Search engine optimization is often regarded as a black art or science. And it’s tempting to rely on experts to do this on your behalf. But, as with most marketing and business development activities, there are some simple and useful things you can do for yourself without the need for external support.
Alternatively, if you’re short of time or lacking in confidence you can of course pay an expert to give you some help.
The purpose of this guide is to give you some tips on how to manage SEO (search engine optimisation) for yourself.
Take your website from the side street to the High Street
The purpose of SEO is to enable it to be found more easily and more quickly by your potential customers. This does not mean that you will appear on page one of the search rankings. But always the emphasis is on improving your overall position, preferably without too much cost.
Who are your website visitors?
Think about your ideal customer. What draws them towards you? What are their needs and preferences? What do you know about their lifestyle? Why do they buy from businesses like yours? More specifically, why do customers buy from you in particular, and what makes you different? Understanding the answers to these questions will help you to think about the key components of your SEO, improving your chances of being found online.
Think about your website keywords
Keywords are the phrases or individual words used by customers when they are looking for products or services like yours. Search engines will match up the content on a specific page to the question being asked by the customer.
It’s much harder for a website with fewer pages to rank for all its keyword targets. Therefore, a specific page for each service, product or offer is the way to go.
There are some tools available that can help you to understand and plan your keyword research, such as Wordstream, Ubersuggest and Google’s Keyword Planner.
Long tail keywords
These are longer and more specific phrases that search engine users type in when they’re closer to making a purchase.
By focusing on long tail keywords, you are adopting a more targeted and relevant, even localised, approach. So, for example, instead of using keywords such as business photography, try a long tail keyword such as photography for small businesses or product photography, or children’s fashion photography.
Study your competitors
Once you’ve considered your keyword strategy identify the top competitors for each keyword. Insight on your competitors is helpful but be sure not to shape all of your SEO thinking around this.
Remember to think closely about your target customer, which may not be the same as your competitors’ target customers.
Add unique blog content on a regular basis.
Search engines are always looking for new content, and blogging is a great way to publish recent relevant content for the search engines to index.
Remember, your blogs need to be focused on your ideal customer, their needs and challenges. Be sure not to stuff your blogs with keywords. Your content needs to be readable, engaging and human, not a robotic set of keywords.
Guest blogging
Another blogging tip is to identify influential people in your marketplace and partner up with them. Ask them to create content that links back to your site. This is a great way to boost traffic, shares and build your brand online.
Meta descriptions
Meta descriptions sit on your content management page and help to improve the optimum performance of your website, in terms of search engines ranking your site.
A meta description is rather like a library index card for each of the URL pages on your website.

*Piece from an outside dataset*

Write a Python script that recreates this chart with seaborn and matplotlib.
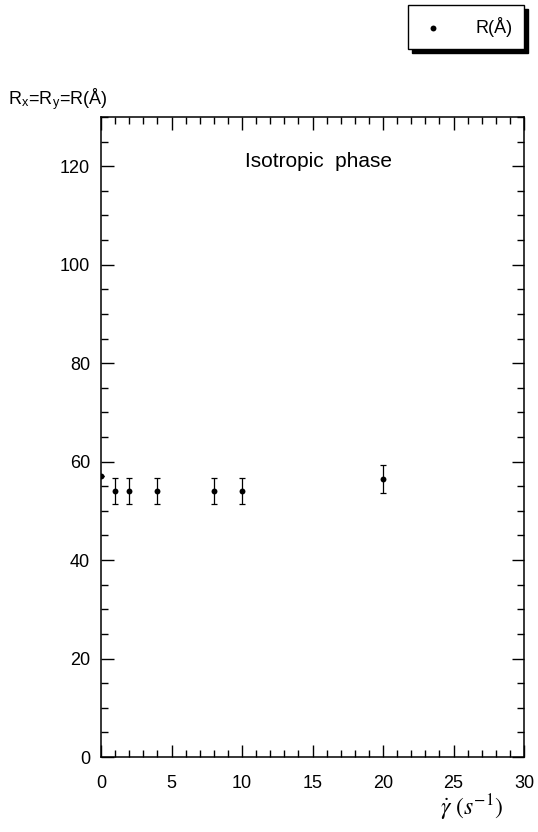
import numpy as np
import pandas as pd
import matplotlib
matplotlib.use('Agg')
import matplotlib.pyplot as plt
import seaborn as sns
from matplotlib.ticker import MultipleLocator

# shear rate (1/s) and radius R (Angstrom) with error
gamma = [0, 1, 2, 4, 8, 10, 20]
radius = [57.0, 54.0, 54.0, 54.0, 54.0, 54.0, 56.5]
radius_err = [0.0, 2.6, 2.6, 2.6, 2.6, 2.6, 2.8]

df = pd.DataFrame({'gamma': gamma, 'R': radius, 'err': radius_err})

sns.set_style('ticks')
plt.rcParams['font.family'] = ['Liberation Sans', 'DejaVu Sans']
plt.rcParams['mathtext.fontset'] = 'stix'
plt.rcParams['text.color'] = 'black'

fig = plt.figure(figsize=(5.38, 8.32), dpi=100)
ax = fig.add_axes([101/538, 75/832, 423/538, 640/832])

ax.errorbar(df['gamma'], df['R'], yerr=df['err'], fmt='none', ecolor='black',
            elinewidth=0.9, capsize=2.5, capthick=0.9, zorder=2)
sns.scatterplot(data=df, x='gamma', y='R', ax=ax, color='black', s=18,
                edgecolor='black', linewidth=0, label='R(Å)', zorder=3)

ax.set_xlim(0, 30)
ax.set_ylim(0, 130)
ax.xaxis.set_major_locator(MultipleLocator(5))
ax.xaxis.set_minor_locator(MultipleLocator(1))
ax.yaxis.set_major_locator(MultipleLocator(20))
ax.yaxis.set_minor_locator(MultipleLocator(5))
ax.tick_params(which='both', direction='in', top=True, right=True, colors='black',
               labelcolor='black', labelsize=13, width=1)
ax.tick_params(which='major', length=9)
ax.tick_params(which='minor', length=5)
ax.tick_params(axis='x', which='major', pad=13)
ax.tick_params(axis='y', which='major', pad=8)
for s in ax.spines.values():
    s.set_linewidth(1.1)
    s.set_color('black')

ax.set_xlabel('')
ax.set_ylabel('')
ax.text(15.4, 121, 'Isotropic  phase', ha='center', va='center', fontsize=15,
        color='black')
fig.text(8/538, 1 - 99/832, r'R$_\mathregular{x}$=R$_\mathregular{y}$=R(Å)',
         ha='left', va='center', fontsize=13, color='black')
fig.text(472/538, 1 - 808/832, r'$\dot{\gamma}\ (s^{-1})$', ha='center',
         va='center', fontsize=17, color='black')

leg = ax.legend(loc='center', bbox_to_anchor=(466/538, 1 - 27/832),
                bbox_transform=fig.transFigure, frameon=True, fancybox=False,
                shadow={'color': 'black', 'alpha': 1, 'ox': 3, 'oy': -3},
                fontsize=13, handlelength=1.5, borderpad=0.65,
                handletextpad=1.6, borderaxespad=0)
leg.get_frame().set_edgecolor('black')
leg.get_frame().set_linewidth(1)
for t in leg.get_texts():
    t.set_color('black')

fig.savefig('out.png', dpi=100)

It’s a shorthand process for Google to scan your website and understand what each page contains. Ideally it will be a maximum 150-character description of the page. It’s important not to repeat the same meta description for every page of the website. After all, every page is different, yes, so the work you do to define the meta description for each page is important.
Drive out duplicate content
The search engines want to push original and relevant content to the top of their rankings. If you want to add content from another site, the best practice is to link to it rather than simply paste it across to your site.
Use internal links
Understand the natural links between pages across your own website and create links between them. If you use internal links on your site pages and in your blog posts, it improves the readability of your site for your visitors. It also improves your keyword ranking. Finally, it enables the ability of search engines to crawl your site and index them.
Grow your inbound links
This remains a key factor in ranking (SERPS) performance. As well as your internal linking strategy, it’s important to improve ways in which other sites will link to you. Coverage on or publication by other sites, particularly those with more authority than yours can be helpful to the ranking of your site.
An example would be if the online version of a regional newspaper kindly provides a link to your business, then a search engine will recognise that a superior site has featured you and will rank you more highly.
Use SEO friendly URLs
Tools like Yoast can help you to take a step by step approach to managing your SEO. If it’s not already on your content management system, it can often be added as a plug in.
SEO for your images
A good way to look at image SEO is this; Google can read text but not see images for what they are. Coding tells Google there is an image in place and we need to tell them what the image contains so it adds to overall page relevance and therefore usefulness.
We call this Alt Image Attribute. You need understand these. Imagine reading a page in a book and there’s a blank space where an image should be. You would have no idea what it should be or whether it is relevant to the content. This is how Google views your page without an Alt Image Attribute (description).